* **OBJECTIVE**
Reproduce the listing below character for character; drop every image.

* **MATERIAL PROVIDED**

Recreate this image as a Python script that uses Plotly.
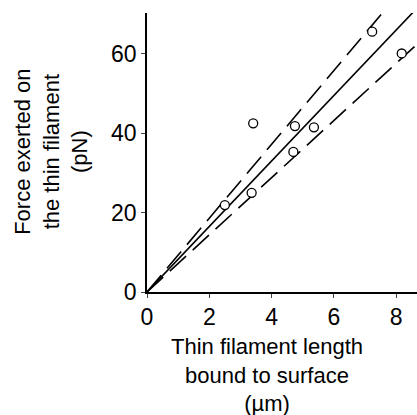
import plotly.graph_objects as go

# Data
length_um = [2.5, 3.36, 3.41, 4.75, 4.70, 5.36, 7.23, 8.18]
force_pN = [21.9, 25.0, 42.5, 41.8, 35.3, 41.5, 65.6, 60.1]
slope_fit = 8.25     # pN per um (solid line)
slope_upper = 9.3    # dashed upper bound
slope_lower = 7.2    # dashed lower bound
x_ticks = [0, 2, 4, 6, 8]
y_ticks = [0, 20, 40, 60]

x_line = [0, 9.0]
FONT = "Liberation Sans, Arial, sans-serif"
FS_TICK = 23
FS_TITLE = 22

fig = go.Figure()
fig.add_trace(go.Scatter(x=x_line, y=[slope_upper * v for v in x_line], mode="lines",
                         line=dict(color="black", width=1.6, dash="22px,9px"), showlegend=False))
fig.add_trace(go.Scatter(x=x_line, y=[slope_fit * v for v in x_line], mode="lines",
                         line=dict(color="black", width=1.6), showlegend=False))
fig.add_trace(go.Scatter(x=x_line, y=[slope_lower * v for v in x_line], mode="lines",
                         line=dict(color="black", width=1.6, dash="22px,9px"), showlegend=False))
fig.add_trace(go.Scatter(x=length_um, y=force_pN, mode="markers",
                         marker=dict(symbol="circle", size=9, color="white",
                                     line=dict(color="black", width=1.3)),
                         showlegend=False, cliponaxis=False))

fig.update_layout(
    width=417, height=415,
    margin=dict(l=147, r=0, t=13, b=123),
    paper_bgcolor="white", plot_bgcolor="white",
    font=dict(family=FONT, size=FS_TICK, color="black"),
    xaxis=dict(range=[0, 8.67], tickvals=x_ticks, ticks="outside", ticklen=4, tickwidth=1.2,
               showline=True, linecolor="black", linewidth=1.5, showgrid=False, zeroline=False,
               automargin=False, tickfont=dict(size=FS_TICK, family=FONT)),
    yaxis=dict(range=[0, 70.3], tickvals=y_ticks, ticks="outside", ticklen=4, tickwidth=1.2,
               showline=True, linecolor="black", linewidth=1.5, showgrid=False, zeroline=False,
               automargin=False, tickfont=dict(size=FS_TICK, family=FONT)),
    annotations=[
        dict(text="Thin filament length<br>bound to surface<br>(µm)", xref="paper", yref="paper",
             x=0.444, y=-0.299, xanchor="center", yanchor="middle", showarrow=False,
             font=dict(size=FS_TITLE, family=FONT)),
        dict(text="Force exerted on<br>the thin filament<br>(pN)", xref="paper", yref="paper",
             x=-0.356, y=0.502, xanchor="center", yanchor="middle", showarrow=False,
             textangle=-90, font=dict(size=FS_TITLE, family=FONT)),
    ],
)

fig.write_html("out.html", config={"displayModeBar": False},
               post_script="document.body.style.margin='0';document.body.style.padding='0';")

* **SOLUTION**
Recreate this image as a Python script that uses Plotly.
import plotly.graph_objects as go

# Data
length_um = [2.5, 3.36, 3.41, 4.75, 4.70, 5.36, 7.23, 8.18]
force_pN = [21.9, 25.0, 42.5, 41.8, 35.3, 41.5, 65.6, 60.1]
slope_fit = 8.25     # pN per um (solid line)
slope_upper = 9.3    # dashed upper bound
slope_lower = 7.2    # dashed lower bound
x_ticks = [0, 2, 4, 6, 8]
y_ticks = [0, 20, 40, 60]

x_line = [0, 9.0]
FONT = "Liberation Sans, Arial, sans-serif"
FS_TICK = 23
FS_TITLE = 22

fig = go.Figure()
fig.add_trace(go.Scatter(x=x_line, y=[slope_upper * v for v in x_line], mode="lines",
                         line=dict(color="black", width=1.6, dash="22px,9px"), showlegend=False))
fig.add_trace(go.Scatter(x=x_line, y=[slope_fit * v for v in x_line], mode="lines",
                         line=dict(color="black", width=1.6), showlegend=False))
fig.add_trace(go.Scatter(x=x_line, y=[slope_lower * v for v in x_line], mode="lines",
                         line=dict(color="black", width=1.6, dash="22px,9px"), showlegend=False))
fig.add_trace(go.Scatter(x=length_um, y=force_pN, mode="markers",
                         marker=dict(symbol="circle", size=9, color="white",
                                     line=dict(color="black", width=1.3)),
                         showlegend=False, cliponaxis=False))

fig.update_layout(
    width=417, height=415,
    margin=dict(l=147, r=0, t=13, b=123),
    paper_bgcolor="white", plot_bgcolor="white",
    font=dict(family=FONT, size=FS_TICK, color="black"),
    xaxis=dict(range=[0, 8.67], tickvals=x_ticks, ticks="outside", ticklen=4, tickwidth=1.2,
               showline=True, linecolor="black", linewidth=1.5, showgrid=False, zeroline=False,
               automargin=False, tickfont=dict(size=FS_TICK, family=FONT)),
    yaxis=dict(range=[0, 70.3], tickvals=y_ticks, ticks="outside", ticklen=4, tickwidth=1.2,
               showline=True, linecolor="black", linewidth=1.5, showgrid=False, zeroline=False,
               automargin=False, tickfont=dict(size=FS_TICK, family=FONT)),
    annotations=[
        dict(text="Thin filament length<br>bound to surface<br>(µm)", xref="paper", yref="paper",
             x=0.444, y=-0.299, xanchor="center", yanchor="middle", showarrow=False,
             font=dict(size=FS_TITLE, family=FONT)),
        dict(text="Force exerted on<br>the thin filament<br>(pN)", xref="paper", yref="paper",
             x=-0.356, y=0.502, xanchor="center", yanchor="middle", showarrow=False,
             textangle=-90, font=dict(size=FS_TITLE, family=FONT)),
    ],
)

fig.write_html("out.html", config={"displayModeBar": False},
               post_script="document.body.style.margin='0';document.body.style.padding='0';")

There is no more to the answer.